Common Mistakes I See Teams Make
PromptFoo evaluation is simple to start, but teams still make avoidable mistakes. Most of them come from treating evals as magic instead of test automation.
Mistake 1: Testing only happy paths
If your eval dataset has 5 clean stories and no messy inputs, it will give false confidence. Add real defects from your bug tracker. Add vague requirements. Add missing acceptance criteria. Add security-sensitive stories. Add one story that caused production pain last quarter.
Mistake 2: Changing prompts without versioning
A prompt is production logic. Store it in Git. Review it like code. When a prompt changes, run the eval pack. If pass rate drops from 90% to 65%, do not merge because the wording “looks cleaner.”
Mistake 3: Using only LLM judges
LLM judges can help with nuance, but they can also hide simple failures. If the output must be JSON, use is-json. If it must include 6 cases, count 6 cases. If it must not expose a password, write a regex. Use model grading for judgment, not for basic parsing.
Mistake 4: No owner for the eval pack
An eval pack without an owner becomes stale. Assign it like any regression suite. When production defects appear, add a test. When product behavior changes, update the expected result. When a provider changes model behavior, inspect the failures instead of deleting the assertion.
Key Takeaways
PromptFoo evaluation gives QA teams a repeatable way to test AI outputs instead of arguing about one demo run. The core idea is not complicated: inputs, prompts, providers, assertions, and a command your team can run again.
- Stop writing “the AI failed.” Share the prompt, input, model, assertion, and rerun command.
- Start with deterministic checks such as
is-json,contains,regex, JavaScript, and Python. - Use model-graded checks only when the rubric is specific enough to audit.
- Put evals in CI so prompt changes fail before they reach staging.
- For SDETs, AI evaluation is becoming a practical skill alongside Playwright, API testing, and CI/CD.
My recommendation is simple: create one PromptFoo evaluation this week for one AI-assisted QA workflow. Do not boil the ocean. Pick one prompt, one assertion, and one failure your team can repeat.
FAQ
Is PromptFoo only for developers?
No. QA engineers can use it directly because the workflow looks like test automation: define inputs, run a command, check assertions, and report failures. You need basic YAML and enough JavaScript or Python to write custom checks.

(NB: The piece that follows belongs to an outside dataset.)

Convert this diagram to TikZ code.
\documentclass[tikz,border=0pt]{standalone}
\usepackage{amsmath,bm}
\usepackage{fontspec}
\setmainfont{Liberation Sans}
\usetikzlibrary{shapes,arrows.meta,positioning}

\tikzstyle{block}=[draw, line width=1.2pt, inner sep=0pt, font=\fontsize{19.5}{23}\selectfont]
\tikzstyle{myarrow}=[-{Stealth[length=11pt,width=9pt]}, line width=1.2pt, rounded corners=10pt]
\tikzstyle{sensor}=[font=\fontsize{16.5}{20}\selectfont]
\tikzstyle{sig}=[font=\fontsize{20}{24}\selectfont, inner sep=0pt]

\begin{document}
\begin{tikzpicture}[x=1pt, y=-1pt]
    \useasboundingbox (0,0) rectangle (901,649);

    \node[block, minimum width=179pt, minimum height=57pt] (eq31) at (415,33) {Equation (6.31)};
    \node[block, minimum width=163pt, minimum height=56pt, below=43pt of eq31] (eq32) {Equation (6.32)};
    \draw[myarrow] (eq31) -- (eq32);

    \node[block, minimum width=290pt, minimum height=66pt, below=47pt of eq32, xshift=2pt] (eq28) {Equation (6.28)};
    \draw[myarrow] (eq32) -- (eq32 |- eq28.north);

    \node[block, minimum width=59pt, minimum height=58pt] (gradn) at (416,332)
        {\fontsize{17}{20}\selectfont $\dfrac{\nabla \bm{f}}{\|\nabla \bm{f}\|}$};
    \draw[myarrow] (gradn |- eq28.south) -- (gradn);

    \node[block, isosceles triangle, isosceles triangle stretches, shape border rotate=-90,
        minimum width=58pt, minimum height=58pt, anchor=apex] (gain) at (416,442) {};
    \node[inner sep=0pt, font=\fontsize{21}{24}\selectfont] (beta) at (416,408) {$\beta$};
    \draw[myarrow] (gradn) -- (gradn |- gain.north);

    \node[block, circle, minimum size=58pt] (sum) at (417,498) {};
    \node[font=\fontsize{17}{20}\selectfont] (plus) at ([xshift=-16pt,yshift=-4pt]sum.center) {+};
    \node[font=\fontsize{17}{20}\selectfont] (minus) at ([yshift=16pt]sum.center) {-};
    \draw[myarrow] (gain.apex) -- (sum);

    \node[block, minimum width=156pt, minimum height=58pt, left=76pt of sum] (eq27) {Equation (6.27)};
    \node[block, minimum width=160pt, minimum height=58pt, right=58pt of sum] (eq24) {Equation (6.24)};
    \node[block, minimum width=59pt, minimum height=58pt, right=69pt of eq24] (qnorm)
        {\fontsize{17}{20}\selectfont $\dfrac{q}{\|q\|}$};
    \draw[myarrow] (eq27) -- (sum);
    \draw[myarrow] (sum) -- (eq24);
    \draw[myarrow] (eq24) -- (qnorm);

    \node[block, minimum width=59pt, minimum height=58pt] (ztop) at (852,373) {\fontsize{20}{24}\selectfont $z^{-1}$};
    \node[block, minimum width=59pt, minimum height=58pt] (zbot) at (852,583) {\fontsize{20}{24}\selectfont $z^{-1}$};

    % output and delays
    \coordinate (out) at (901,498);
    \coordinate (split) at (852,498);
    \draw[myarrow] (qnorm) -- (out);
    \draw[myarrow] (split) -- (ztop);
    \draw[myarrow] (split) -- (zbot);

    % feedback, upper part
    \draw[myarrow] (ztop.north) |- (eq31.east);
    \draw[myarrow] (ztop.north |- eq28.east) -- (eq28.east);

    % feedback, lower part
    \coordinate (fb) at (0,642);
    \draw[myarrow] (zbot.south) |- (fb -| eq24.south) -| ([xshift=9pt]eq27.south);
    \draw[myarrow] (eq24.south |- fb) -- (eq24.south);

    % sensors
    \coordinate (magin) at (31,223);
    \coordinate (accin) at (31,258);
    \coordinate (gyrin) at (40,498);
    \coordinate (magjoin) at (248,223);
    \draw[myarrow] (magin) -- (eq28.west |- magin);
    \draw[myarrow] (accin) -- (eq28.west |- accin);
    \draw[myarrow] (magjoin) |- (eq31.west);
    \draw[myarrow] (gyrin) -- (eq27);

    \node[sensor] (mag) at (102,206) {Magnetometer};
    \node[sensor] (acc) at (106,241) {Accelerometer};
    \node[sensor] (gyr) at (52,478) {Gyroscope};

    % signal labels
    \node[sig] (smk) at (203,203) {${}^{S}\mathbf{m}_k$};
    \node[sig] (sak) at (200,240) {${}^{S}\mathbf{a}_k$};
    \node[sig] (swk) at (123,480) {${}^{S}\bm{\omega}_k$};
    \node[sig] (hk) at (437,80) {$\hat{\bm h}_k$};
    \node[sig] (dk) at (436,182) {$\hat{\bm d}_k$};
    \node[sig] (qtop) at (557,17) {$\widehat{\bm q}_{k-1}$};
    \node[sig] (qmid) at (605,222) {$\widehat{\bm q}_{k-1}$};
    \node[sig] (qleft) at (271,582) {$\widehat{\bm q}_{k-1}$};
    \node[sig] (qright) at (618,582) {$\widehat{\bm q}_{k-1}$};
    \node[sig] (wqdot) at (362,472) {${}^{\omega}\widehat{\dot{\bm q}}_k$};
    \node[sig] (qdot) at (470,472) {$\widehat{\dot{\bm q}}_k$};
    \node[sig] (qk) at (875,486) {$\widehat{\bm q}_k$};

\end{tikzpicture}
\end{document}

Can PromptFoo replace manual review of AI outputs?
No. It reduces repetitive checking and catches known failure patterns. Human review still matters for new risks, product judgment, and unclear requirements. Treat evals as a regression suite for AI behavior.
Should I use PromptFoo or DeepEval?
Use PromptFoo when you want practical prompt, provider, CLI, CI, and red-team workflows. Use DeepEval when you want Python-first LLM evaluation patterns and metrics inside a Python test stack. Many SDET teams can use both, depending on the system under test.

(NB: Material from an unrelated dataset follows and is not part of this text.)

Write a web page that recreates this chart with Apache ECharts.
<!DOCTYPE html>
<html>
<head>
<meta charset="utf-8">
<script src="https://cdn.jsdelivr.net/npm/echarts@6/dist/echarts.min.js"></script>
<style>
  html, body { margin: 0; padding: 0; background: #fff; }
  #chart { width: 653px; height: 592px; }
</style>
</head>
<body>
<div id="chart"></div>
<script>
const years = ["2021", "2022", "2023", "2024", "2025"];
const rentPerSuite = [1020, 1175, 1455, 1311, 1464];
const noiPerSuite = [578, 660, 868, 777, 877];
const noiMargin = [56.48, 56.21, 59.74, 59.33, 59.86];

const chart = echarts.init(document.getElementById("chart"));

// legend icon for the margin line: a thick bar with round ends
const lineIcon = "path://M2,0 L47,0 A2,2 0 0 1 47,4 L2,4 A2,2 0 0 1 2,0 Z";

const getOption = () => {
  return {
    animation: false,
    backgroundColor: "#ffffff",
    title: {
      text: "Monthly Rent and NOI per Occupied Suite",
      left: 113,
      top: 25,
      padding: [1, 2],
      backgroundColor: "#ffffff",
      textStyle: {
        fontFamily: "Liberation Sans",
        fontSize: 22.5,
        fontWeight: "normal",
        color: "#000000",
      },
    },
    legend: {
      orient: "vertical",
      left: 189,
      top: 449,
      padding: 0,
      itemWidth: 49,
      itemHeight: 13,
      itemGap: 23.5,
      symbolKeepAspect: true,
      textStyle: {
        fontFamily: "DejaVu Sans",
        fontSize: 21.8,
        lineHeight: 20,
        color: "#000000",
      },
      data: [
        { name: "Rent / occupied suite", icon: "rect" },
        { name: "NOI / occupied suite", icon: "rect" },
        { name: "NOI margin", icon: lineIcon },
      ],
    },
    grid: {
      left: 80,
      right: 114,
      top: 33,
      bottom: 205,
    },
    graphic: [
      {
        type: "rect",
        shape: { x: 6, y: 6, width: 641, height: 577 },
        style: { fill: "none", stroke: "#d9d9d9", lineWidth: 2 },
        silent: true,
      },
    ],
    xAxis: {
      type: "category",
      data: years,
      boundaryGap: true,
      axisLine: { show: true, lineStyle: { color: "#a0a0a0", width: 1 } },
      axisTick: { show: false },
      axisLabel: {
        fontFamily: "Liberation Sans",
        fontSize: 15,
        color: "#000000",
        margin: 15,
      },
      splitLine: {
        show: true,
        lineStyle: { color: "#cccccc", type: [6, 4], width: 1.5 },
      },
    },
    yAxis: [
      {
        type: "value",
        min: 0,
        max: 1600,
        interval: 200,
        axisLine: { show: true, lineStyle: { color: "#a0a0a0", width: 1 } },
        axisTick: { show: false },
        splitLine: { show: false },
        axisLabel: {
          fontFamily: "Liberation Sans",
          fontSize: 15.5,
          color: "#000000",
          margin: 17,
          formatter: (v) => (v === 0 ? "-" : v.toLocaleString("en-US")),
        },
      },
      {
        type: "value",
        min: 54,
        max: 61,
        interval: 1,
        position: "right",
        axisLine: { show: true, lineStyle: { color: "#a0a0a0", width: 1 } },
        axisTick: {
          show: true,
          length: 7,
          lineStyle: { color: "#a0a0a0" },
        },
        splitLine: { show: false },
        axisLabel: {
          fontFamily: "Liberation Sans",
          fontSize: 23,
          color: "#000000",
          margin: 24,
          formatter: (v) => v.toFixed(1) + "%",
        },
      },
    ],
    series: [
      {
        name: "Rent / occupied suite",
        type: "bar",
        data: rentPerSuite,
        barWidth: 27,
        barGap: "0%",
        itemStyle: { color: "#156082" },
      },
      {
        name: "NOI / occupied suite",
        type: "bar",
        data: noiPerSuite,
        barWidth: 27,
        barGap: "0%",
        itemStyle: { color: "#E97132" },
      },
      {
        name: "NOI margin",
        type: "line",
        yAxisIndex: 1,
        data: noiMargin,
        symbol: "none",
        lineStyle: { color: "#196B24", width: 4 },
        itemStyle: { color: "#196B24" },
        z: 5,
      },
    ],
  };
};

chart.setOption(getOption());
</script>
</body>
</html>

How many test cases should my first eval have?
Start with 5 to 10 examples. Include at least 2 examples that previously failed or represent high business risk. After the first working eval, grow it to 20 or more representative cases.

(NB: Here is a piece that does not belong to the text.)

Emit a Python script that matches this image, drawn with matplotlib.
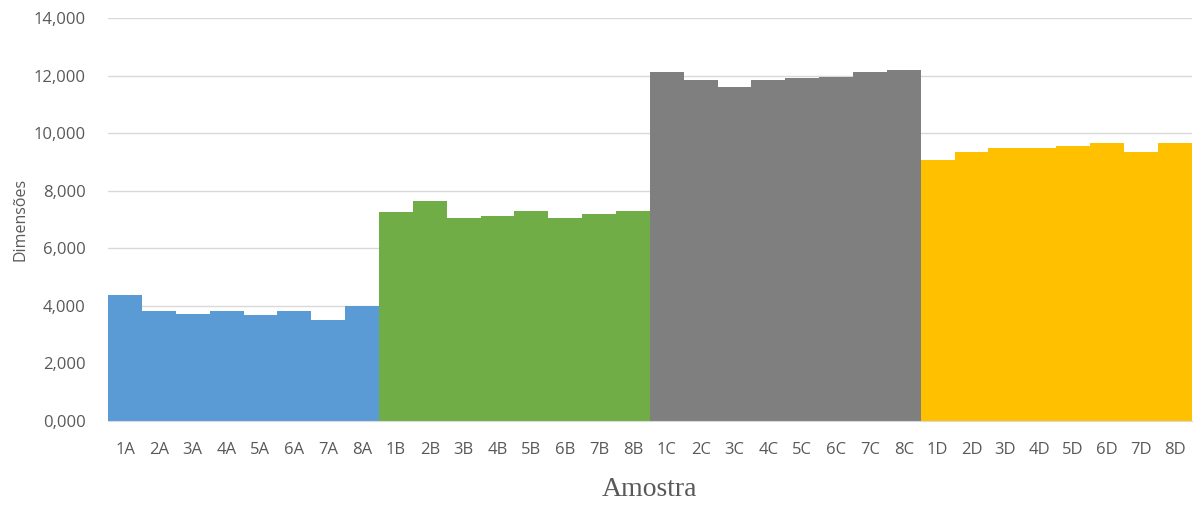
import matplotlib.pyplot as plt
import numpy as np

# amostras e dimensões
grupo_a = ['1A', '2A', '3A', '4A', '5A', '6A', '7A', '8A']
grupo_b = ['1B', '2B', '3B', '4B', '5B', '6B', '7B', '8B']
grupo_c = ['1C', '2C', '3C', '4C', '5C', '6C', '7C', '8C']
grupo_d = ['1D', '2D', '3D', '4D', '5D', '6D', '7D', '8D']

valores_a = [4390, 3820, 3720, 3820, 3680, 3820, 3510, 3980]
valores_b = [7250, 7650, 7040, 7130, 7280, 7040, 7180, 7280]
valores_c = [12130, 11860, 11610, 11860, 11910, 11950, 12130, 12180]
valores_d = [9080, 9330, 9500, 9500, 9550, 9650, 9330, 9650]

cores = ['#5B9BD5', '#70AD47', '#7F7F7F', '#FFC000']

labels = grupo_a + grupo_b + grupo_c + grupo_d
grupos = [valores_a, valores_b, valores_c, valores_d]

fig = plt.figure(figsize=(11.94, 5.05), dpi=100)
ax = fig.add_axes([0.0905, 0.1663, 0.9075, 0.7981])

pos = 0
for vals, cor in zip(grupos, cores):
    x = np.arange(pos, pos + len(vals))
    ax.bar(x, vals, width=1.0, color=cor, zorder=2)
    pos += len(vals)

ax.set_xlim(-0.5, len(labels) - 0.5)
ax.set_ylim(0, 14000)
yt = list(range(0, 14001, 2000))
ax.set_yticks(yt)
ax.set_yticklabels(['{},000'.format(v // 1000) for v in yt])
ax.set_xticks(range(len(labels)))
ax.set_xticklabels(labels)

ax.grid(axis='y', color='#D9D9D9', linewidth=1, zorder=0)
for s in ['top', 'right', 'left']:
    ax.spines[s].set_visible(False)
ax.spines['bottom'].set_color('#D9D9D9')
ax.tick_params(axis='both', length=0, colors='#595959', labelsize=12)
ax.tick_params(axis='y', pad=16)
ax.tick_params(axis='x', pad=15)
for t in ax.get_xticklabels() + ax.get_yticklabels():
    t.set_family('Open Sans')

ax.set_ylabel('Dimensões', family='Open Sans', fontsize=11.5, color='#595959', labelpad=4)
ax.set_xlabel('Amostra', family='Liberation Serif', fontsize=20, color='#595959', labelpad=14)

plt.savefig('out.png', dpi=100)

What is the best first assertion for QA teams?
For AI test generation, start with is-json or a JavaScript contract check. For RAG answers, start with required source checks and hallucination-sensitive rubrics. For browser agents, check the planned action, selector, and final page state separately.
Sources checked: Promptfoo intro, configuration, assertions, and command-line documentation; Promptfoo OpenAI acquisition update dated 9 March 2026; GitHub repository API for promptfoo/promptfoo; npm downloads API for promptfoo.